Thursday, June 26, 2014

'What’s the Big Deal About Outliners?'

Balboa Park, 7 AM: The perfect place to think about outliners and this blog post.

Two years ago, while having lunch with Dave Winer at Carnegie Deli, I embarrassingly confessed to him that I didn't fully understand outliners. He told me, "That's OK, you will."


While I'm a big fan of writing down tasks in flat to do lists, I never took the time to structure my to do lists into an outline. Since the beginning of last year, Dave has been working on a very interesting web based outliner that runs and stores your outline inside your web browser with the ability to also save it to your Dropbox. While saving data to Dropbox isn't a big deal, the ability to save data using a web browser's local storage feature seems underutilized by developers. The overlooked beauty of Fargo is that Dave's web based app can scale, big time. The Fargo web app is served up as a static HTML web page with dynamic Javascript (Node.js) so all the heavy "thinking" and storage is done in the client's browser. Since the outline is saved either locally or to Dropbox that means Dave doesn't have to worry about customer storage requirements if he gets a billion users, overnight.

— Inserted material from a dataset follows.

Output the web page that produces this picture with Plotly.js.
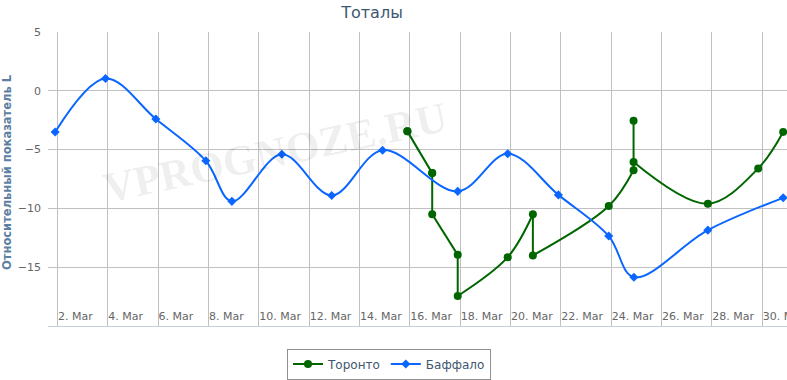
<!DOCTYPE html>
<html>
<head>
<meta charset="utf-8">
<script src="https://cdn.plot.ly/plotly-3.0.1.min.js"></script>
<style>
html, body { margin: 0; padding: 0; background: #fff; overflow: hidden; width: 787px; height: 380px; }
#chart { width: 840px; height: 380px; }
</style>
</head>
<body>
<div id="chart"></div>
<script>
// ---- data ----
const torontoDates = [
  '2015-03-15 21:40', '2015-03-16 21:20', '2015-03-16 21:20', '2015-03-17 21:40', '2015-03-17 21:40',
  '2015-03-19 21:20', '2015-03-20 21:20', '2015-03-20 21:20', '2015-03-23 21:40', '2015-03-24 21:20',
  '2015-03-24 21:20', '2015-03-24 21:20', '2015-03-27 20:10', '2015-03-29 20:10', '2015-03-30 20:00'
];
const torontoValues = [
  -3.45, -7.0, -10.5, -13.95, -17.45,
  -14.15, -10.5, -14.0, -9.8, -6.75,
  -2.55, -6.05, -9.6, -6.6, -3.5
];
const buffaloDates = [
  '2015-03-01 21:50', '2015-03-03 21:50', '2015-03-05 21:50', '2015-03-07 21:30', '2015-03-08 22:20',
  '2015-03-10 22:00', '2015-03-12 21:30', '2015-03-14 22:00', '2015-03-17 21:40', '2015-03-19 21:20',
  '2015-03-21 21:40', '2015-03-23 21:40', '2015-03-24 21:40', '2015-03-27 20:10', '2015-03-30 20:00'
];
const buffaloValues = [
  -3.5, 1.05, -2.4, -5.95, -9.4,
  -5.4, -8.9, -5.05, -8.55, -5.35,
  -8.85, -12.35, -15.85, -11.85, -9.1
];
const seriesNames = ['Торонто', 'Баффало'];
const yTickValues = [5, 0, -5, -10, -15, -20];
const chartTitle = 'Тоталы';
const yAxisTitle = 'Относительный показатель L';
const watermark = 'VPROGNOZE.RU';

const baseFont = 'DejaVu Sans, Verdana, sans-serif';
const GREEN = '#006600';
const BLUE = '#0a66ff';
const W = 840, H = 380;
const PLOT_W = W - 48;

// split a series into runs: straight where consecutive points share a date, spline otherwise
function buildRuns(xs) {
  const runs = [];
  let cur = null;
  for (let i = 0; i < xs.length - 1; i++) {
    const type = xs[i] === xs[i + 1] ? 'linear' : 'spline';
    if (!cur || cur.type !== type) { cur = { type: type, start: i, end: i + 1 }; runs.push(cur); }
    else cur.end = i + 1;
  }
  return runs;
}

const traces = [];
buildRuns(torontoDates).forEach(function (r, k) {
  traces.push({
    x: torontoDates.slice(r.start, r.end + 1),
    y: torontoValues.slice(r.start, r.end + 1),
    name: seriesNames[0], legendgroup: 'tor', showlegend: k === 0,
    type: 'scatter', mode: k === 0 ? 'lines+markers' : 'lines',
    line: { color: GREEN, width: 2, shape: r.type, smoothing: 1 },
    marker: { color: GREEN, size: 8, symbol: 'circle' },
    hoverinfo: 'skip'
  });
});
traces.push({
  x: torontoDates, y: torontoValues, name: seriesNames[0], legendgroup: 'tor', showlegend: false,
  type: 'scatter', mode: 'markers',
  marker: { color: GREEN, size: 8, symbol: 'circle' }
});
traces.push({
  x: buffaloDates, y: buffaloValues, name: seriesNames[1],
  type: 'scatter', mode: 'lines+markers',
  line: { color: BLUE, width: 2, shape: 'spline', smoothing: 1 },
  marker: { color: BLUE, size: 7, symbol: 'diamond' }
});

const layout = {
  width: W, height: H,
  margin: { l: 48, r: 0, t: 32, b: 54 },
  paper_bgcolor: '#fff', plot_bgcolor: '#fff',
  font: { family: baseFont, size: 11, color: '#666' },
  title: {
    text: chartTitle, xref: 'container', x: 372 / W, xanchor: 'center',
    yref: 'container', y: 1 - 12 / H, yanchor: 'middle',
    font: { family: baseFont, size: 16, color: '#3E576F' }
  },
  xaxis: {
    type: 'date',
    range: ['2015-03-01 15:00', '2015-04-02 02:10'],
    dtick: 2 * 86400000, tick0: '2015-03-02',
    tickformat: '%-d. %b',
    ticklabelposition: 'inside right',
    ticks: '',
    showgrid: true, gridcolor: '#C0C0C0', gridwidth: 1,
    showline: true, linecolor: '#C0D0E0', linewidth: 1,
    zeroline: false,
    tickfont: { family: baseFont, size: 11, color: '#666' },
    automargin: false,
    fixedrange: true
  },
  yaxis: {
    range: [-20, 5],
    tickvals: yTickValues,
    ticks: '',
    ticklabelstandoff: 6,
    showgrid: true, gridcolor: '#C0C0C0', gridwidth: 1,
    zeroline: false, showline: false,
    tickfont: { family: baseFont, size: 11, color: '#666' },
    automargin: false,
    fixedrange: true
  },
  showlegend: true,
  legend: {
    orientation: 'h', traceorder: 'normal',
    xref: 'container', x: 389 / W, xanchor: 'center',
    yref: 'container', y: 1 - 364 / H, yanchor: 'middle',
    bgcolor: '#fff', bordercolor: '#909090', borderwidth: 1,
    font: { family: baseFont, size: 12, color: '#3E576F' },
    itemwidth: 30
  },
  annotations: [
    {
      text: watermark, xref: 'paper', yref: 'paper',
      x: (275 - 48) / PLOT_W, y: (326 - 152) / 294,
      xanchor: 'center', yanchor: 'middle', showarrow: false,
      textangle: -12,
      font: { family: 'Liberation Serif, Times New Roman, serif', size: 43, color: 'rgba(0,0,0,0.08)', weight: 'bold' }
    },
    {
      text: '<b>' + yAxisTitle + '</b>', xref: 'paper', yref: 'paper',
      x: (7 - 48) / PLOT_W, y: (326 - 172) / 294,
      xanchor: 'center', yanchor: 'middle', showarrow: false,
      textangle: -90,
      font: { family: baseFont, size: 11.5, color: '#5c7fa3' }
    }
  ]
};

Plotly.newPlot('chart', traces, layout, { displayModeBar: false, staticPlot: true });
</script>
</body>
</html>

Little Porkchop and Happy Friends

Alcazar Garden and the California Tower
Two weeks ago, Dave launched Little Porkchop which lets Twitter users send out a tweetstorm. As I played with it, Dave hinted that he had something bigger on the horizon. That "something bigger" came a couple days ago when he released Happy Friends.

Happy Friends is an outliner that let's you embed a Twitter user's feeds into an outline. And, since it's an outline, you can indent, outdent, and rearrange Twitter users while archiving individual tweets. Twitter and Facebook are very flat formats consisting of a post with comments threaded to it. Happy Friends, on the other hand, turns a flat Twitter feed into a mailbox style reader. Once again, the beauty of Happy Friends is it can scale to the moon and back without any load on Dave's servers.

So, after all of Dave's arm waving, I'm starting to get it. Slow and steady wins the race.